Theatre News

Edinburgh Awards: Tinker, Tambor, Musical & Total

In addition to the final round of Fringe Firsts (See Today’s Other News), several other prizes were announced as part of the main Fringe awards ceremony, hosted today (23 August 2008) by actor-director Simon Callow at the Assembly @ George Street.

The Jack Tinker Spirit of the Fringe award was awarded jointly to the international venue, The World @ St George’s West, and at the Underbelly Motherland, Live Theatre’s verbatim drama about the partners of military personnel in Iraq, which has already won a Fringe First.

The Carol Tambor Award, which arranges an all-expenses-paid two- to three-week run at New York’s PS122 for the chosen production, went to another of this year’s Fringe First winners, Eight, a series of state-of-the-nation monologues performed by the Edinburgh University Theatre Company at Bedlam Theatre.

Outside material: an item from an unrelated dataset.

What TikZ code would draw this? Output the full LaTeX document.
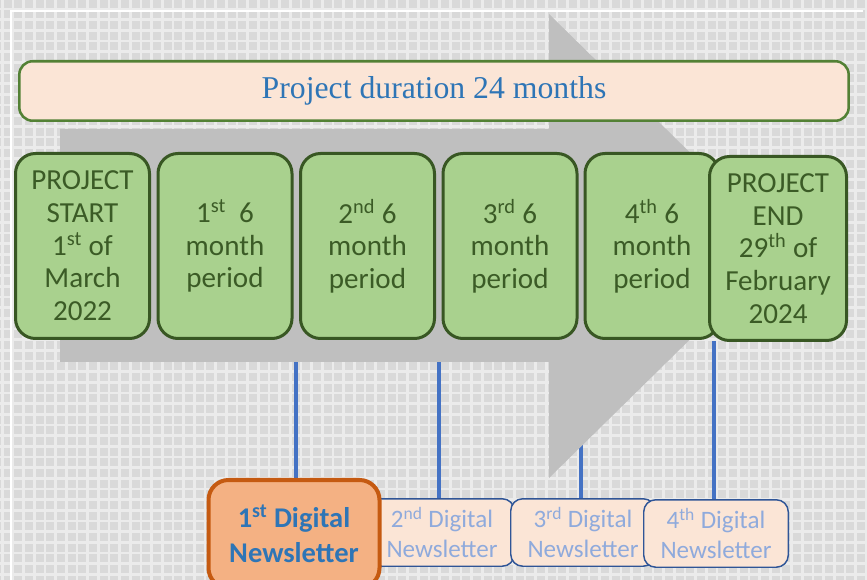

The other productions shortlisted for the Carol Tambor Award were: Big Bite-Size Breakfast Show at the Roman Eagle Lodge, Al Smith and Matt Hartley’s double bill of The Bird and The Bee at the Underbelly, Lisle Turner’s The Idiot Colony at the Pleasance, and Daniel Kitson’s 66a Church Road at the Traverse.

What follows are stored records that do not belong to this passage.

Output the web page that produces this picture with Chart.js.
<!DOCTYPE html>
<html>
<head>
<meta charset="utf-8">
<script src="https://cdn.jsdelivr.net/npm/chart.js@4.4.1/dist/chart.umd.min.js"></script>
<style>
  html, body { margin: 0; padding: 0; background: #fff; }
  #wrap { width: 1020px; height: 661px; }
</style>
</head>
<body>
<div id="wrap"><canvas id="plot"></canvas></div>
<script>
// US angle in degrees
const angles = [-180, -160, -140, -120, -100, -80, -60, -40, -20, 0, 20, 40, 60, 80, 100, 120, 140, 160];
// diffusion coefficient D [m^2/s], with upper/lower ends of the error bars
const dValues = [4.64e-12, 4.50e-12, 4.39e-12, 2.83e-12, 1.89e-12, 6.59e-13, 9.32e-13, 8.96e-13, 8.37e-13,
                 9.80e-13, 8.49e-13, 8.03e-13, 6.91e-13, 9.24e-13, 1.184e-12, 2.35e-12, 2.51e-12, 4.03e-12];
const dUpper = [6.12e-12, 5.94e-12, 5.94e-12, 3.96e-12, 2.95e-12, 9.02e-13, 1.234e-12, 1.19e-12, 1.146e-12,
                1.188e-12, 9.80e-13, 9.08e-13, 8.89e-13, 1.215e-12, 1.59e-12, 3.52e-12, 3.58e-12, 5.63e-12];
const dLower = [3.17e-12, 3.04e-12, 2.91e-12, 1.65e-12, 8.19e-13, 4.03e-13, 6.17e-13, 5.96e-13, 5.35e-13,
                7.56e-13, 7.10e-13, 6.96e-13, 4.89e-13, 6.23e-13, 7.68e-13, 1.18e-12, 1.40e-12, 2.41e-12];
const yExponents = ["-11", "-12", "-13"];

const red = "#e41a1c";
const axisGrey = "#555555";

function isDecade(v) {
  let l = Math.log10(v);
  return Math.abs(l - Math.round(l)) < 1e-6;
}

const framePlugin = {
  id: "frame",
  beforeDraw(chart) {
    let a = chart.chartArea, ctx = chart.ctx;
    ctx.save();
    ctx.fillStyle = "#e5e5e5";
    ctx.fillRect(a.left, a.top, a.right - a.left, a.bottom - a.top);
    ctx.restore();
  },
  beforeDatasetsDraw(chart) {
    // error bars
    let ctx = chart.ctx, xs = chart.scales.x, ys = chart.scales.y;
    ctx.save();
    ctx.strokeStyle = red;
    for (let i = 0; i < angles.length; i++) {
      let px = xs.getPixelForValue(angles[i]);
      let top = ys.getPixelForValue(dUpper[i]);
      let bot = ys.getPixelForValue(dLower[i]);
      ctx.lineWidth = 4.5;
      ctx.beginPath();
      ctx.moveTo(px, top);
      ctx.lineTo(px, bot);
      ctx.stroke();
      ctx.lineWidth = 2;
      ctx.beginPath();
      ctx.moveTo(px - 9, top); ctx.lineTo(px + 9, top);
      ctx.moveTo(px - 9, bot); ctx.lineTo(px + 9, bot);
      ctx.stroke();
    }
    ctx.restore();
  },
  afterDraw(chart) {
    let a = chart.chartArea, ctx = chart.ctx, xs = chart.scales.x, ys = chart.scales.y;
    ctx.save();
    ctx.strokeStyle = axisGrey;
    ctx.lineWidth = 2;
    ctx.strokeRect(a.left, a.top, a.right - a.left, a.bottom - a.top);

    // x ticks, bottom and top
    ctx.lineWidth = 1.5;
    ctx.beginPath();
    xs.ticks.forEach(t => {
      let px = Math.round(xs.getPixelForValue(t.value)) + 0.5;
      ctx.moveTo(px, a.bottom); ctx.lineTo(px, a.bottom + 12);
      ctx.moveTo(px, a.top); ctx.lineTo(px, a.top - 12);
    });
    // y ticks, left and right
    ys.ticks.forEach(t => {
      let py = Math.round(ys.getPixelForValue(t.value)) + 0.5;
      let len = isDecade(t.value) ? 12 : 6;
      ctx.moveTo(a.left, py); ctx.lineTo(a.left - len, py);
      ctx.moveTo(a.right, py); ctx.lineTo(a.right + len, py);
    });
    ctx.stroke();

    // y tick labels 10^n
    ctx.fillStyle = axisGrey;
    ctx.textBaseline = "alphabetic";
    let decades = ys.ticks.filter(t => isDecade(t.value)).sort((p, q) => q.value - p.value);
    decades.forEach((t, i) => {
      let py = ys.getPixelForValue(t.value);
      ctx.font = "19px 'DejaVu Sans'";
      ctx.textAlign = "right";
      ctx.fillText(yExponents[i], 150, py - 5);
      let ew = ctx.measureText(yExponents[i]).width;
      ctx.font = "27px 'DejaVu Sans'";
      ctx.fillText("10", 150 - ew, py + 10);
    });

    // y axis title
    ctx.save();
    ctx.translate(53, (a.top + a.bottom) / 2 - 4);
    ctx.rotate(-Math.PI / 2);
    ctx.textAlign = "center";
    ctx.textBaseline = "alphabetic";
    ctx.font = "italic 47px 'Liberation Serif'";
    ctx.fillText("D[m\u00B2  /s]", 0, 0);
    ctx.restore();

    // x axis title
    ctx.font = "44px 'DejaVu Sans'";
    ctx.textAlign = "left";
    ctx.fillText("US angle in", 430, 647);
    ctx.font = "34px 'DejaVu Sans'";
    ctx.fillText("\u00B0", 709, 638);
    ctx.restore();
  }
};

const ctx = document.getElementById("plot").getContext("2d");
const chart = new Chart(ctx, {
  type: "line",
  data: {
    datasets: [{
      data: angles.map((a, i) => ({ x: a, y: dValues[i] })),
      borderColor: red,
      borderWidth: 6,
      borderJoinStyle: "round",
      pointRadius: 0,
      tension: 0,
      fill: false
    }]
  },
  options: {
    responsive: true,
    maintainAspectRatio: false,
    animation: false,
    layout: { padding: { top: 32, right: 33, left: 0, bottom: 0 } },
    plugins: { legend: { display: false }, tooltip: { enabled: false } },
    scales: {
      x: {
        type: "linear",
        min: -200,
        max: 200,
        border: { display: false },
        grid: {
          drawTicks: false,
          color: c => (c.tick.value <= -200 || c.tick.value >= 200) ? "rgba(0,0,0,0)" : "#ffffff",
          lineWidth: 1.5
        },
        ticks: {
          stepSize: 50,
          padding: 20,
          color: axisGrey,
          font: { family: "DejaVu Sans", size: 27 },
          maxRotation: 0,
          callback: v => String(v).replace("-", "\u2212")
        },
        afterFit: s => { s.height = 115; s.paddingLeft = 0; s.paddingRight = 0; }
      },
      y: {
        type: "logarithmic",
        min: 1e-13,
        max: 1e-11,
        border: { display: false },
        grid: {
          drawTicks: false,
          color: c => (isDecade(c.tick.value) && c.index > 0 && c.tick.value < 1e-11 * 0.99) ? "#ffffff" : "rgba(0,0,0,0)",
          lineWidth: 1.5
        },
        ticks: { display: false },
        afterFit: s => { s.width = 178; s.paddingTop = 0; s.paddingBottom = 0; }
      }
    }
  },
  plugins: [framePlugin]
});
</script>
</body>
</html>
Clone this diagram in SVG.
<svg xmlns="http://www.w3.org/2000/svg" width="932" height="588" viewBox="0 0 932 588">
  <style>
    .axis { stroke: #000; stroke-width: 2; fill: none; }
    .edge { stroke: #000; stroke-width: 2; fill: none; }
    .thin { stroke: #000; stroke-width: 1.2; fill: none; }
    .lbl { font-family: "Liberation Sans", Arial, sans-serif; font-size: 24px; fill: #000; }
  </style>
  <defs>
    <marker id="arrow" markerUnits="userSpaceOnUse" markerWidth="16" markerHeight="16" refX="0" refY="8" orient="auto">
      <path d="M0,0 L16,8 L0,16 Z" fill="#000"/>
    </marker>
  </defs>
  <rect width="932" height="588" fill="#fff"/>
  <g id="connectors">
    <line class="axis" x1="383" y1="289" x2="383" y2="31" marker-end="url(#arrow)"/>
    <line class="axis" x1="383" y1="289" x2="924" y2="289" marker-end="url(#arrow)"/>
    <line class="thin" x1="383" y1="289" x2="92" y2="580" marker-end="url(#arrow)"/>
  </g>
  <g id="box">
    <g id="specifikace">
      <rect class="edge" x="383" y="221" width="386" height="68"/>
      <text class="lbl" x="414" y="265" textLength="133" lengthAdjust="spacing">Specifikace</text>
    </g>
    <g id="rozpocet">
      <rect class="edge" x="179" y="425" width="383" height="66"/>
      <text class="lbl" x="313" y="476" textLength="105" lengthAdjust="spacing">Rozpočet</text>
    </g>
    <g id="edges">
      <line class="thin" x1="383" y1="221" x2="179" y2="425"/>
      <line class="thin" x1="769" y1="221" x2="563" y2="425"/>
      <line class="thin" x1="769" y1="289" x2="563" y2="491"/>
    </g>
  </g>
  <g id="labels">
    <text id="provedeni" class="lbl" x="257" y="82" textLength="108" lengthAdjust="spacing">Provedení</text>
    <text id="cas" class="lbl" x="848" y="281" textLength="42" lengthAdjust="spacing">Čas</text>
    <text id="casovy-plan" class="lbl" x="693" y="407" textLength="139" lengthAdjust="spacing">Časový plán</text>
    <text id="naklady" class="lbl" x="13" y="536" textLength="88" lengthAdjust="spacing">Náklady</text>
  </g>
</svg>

Modelled on the Carol Tambor Award, a new prize this year, the Holden Street Theatre Award, offers the winner a slot at the Adelaide Fringe Festival in Australia. It too went to a Fringe First winner, The Tailor of Inverness, Matthew Zajac’s one-man play about a Polish man in the Second World War at the Assembly @ George Street.

Finally, in their second year, the Musical Theatre Matters Awards judging panel courted controversy this year by deciding not to present a prize in one of their categories – Best Book for a New Musical – as they didn’t think any of the musicals premiered at this year’s festival, including the three shortlisted, were of a high enough quality (See News, 18 Aug 2008).

An awards spokesperson told Whatsonstage.com: “Everyone rushes out to write the music and lyrics for a new musical, but they don’t seem to give enough attention to the book, which is so important. There are some great shows on offer, but the judges felt that book element was lacking. Rather than hand out a dummy award, they wanted to take a stand and encourage people to take up the challenge of doing better next year.”

Of those categories which were awarded, two – Best Lyrics and Most Promising New Musical – went to Barbershopera! by Tom Green and Rob Castell at the Pleasance Courtyard. Funk It Up About Nothin’, Chicago Shakespeare Theatre’s twist on Much Ado About Nothing, and Dougal Irvine’s Departure Lounge, both at the Musical Theatre @ George Square, won Best Musical Production and Best Music, respectively.


The six categories in the 2008 Fringe’s Total Theatre Awards, celebrating visual and physical theatre, were also announced today.

The award for Experiment and Innovation went to Ontroerend Goed’s teenagers play Once and for all we’re gonna tell you who we are so shut up and listen at the Traverse; the award for a Graduate Company went to Little Bulb Theatre’s Crocosmia at The Space on the Mile @ the Radisson; the award for Story Theatre went to The Man Who Planted Trees by Puppet State Theatre Company at the Scottish Storytelling Centre; the award for Visual Theatre went to Redcape Theatre’s The Idiot Colony at the Pleasance; the award for a Young Company went to The TEAM and the National Theatre of Scotland for Architecting at the Traverse; and the special award for making a significant contribution to physical and visual theatre went to Footsbarn, who staged A Midsummer Night’s Dream (pictured) in a specially constructed big top on Calton Hill.

The Total Theatre Awards were established in 1997 to recognise those “pushing at the boundaries of traditional theatre” at the festival. Awards supporters include barbicanbite08, the London International Mime Festival and the Central School of Speech and Drama.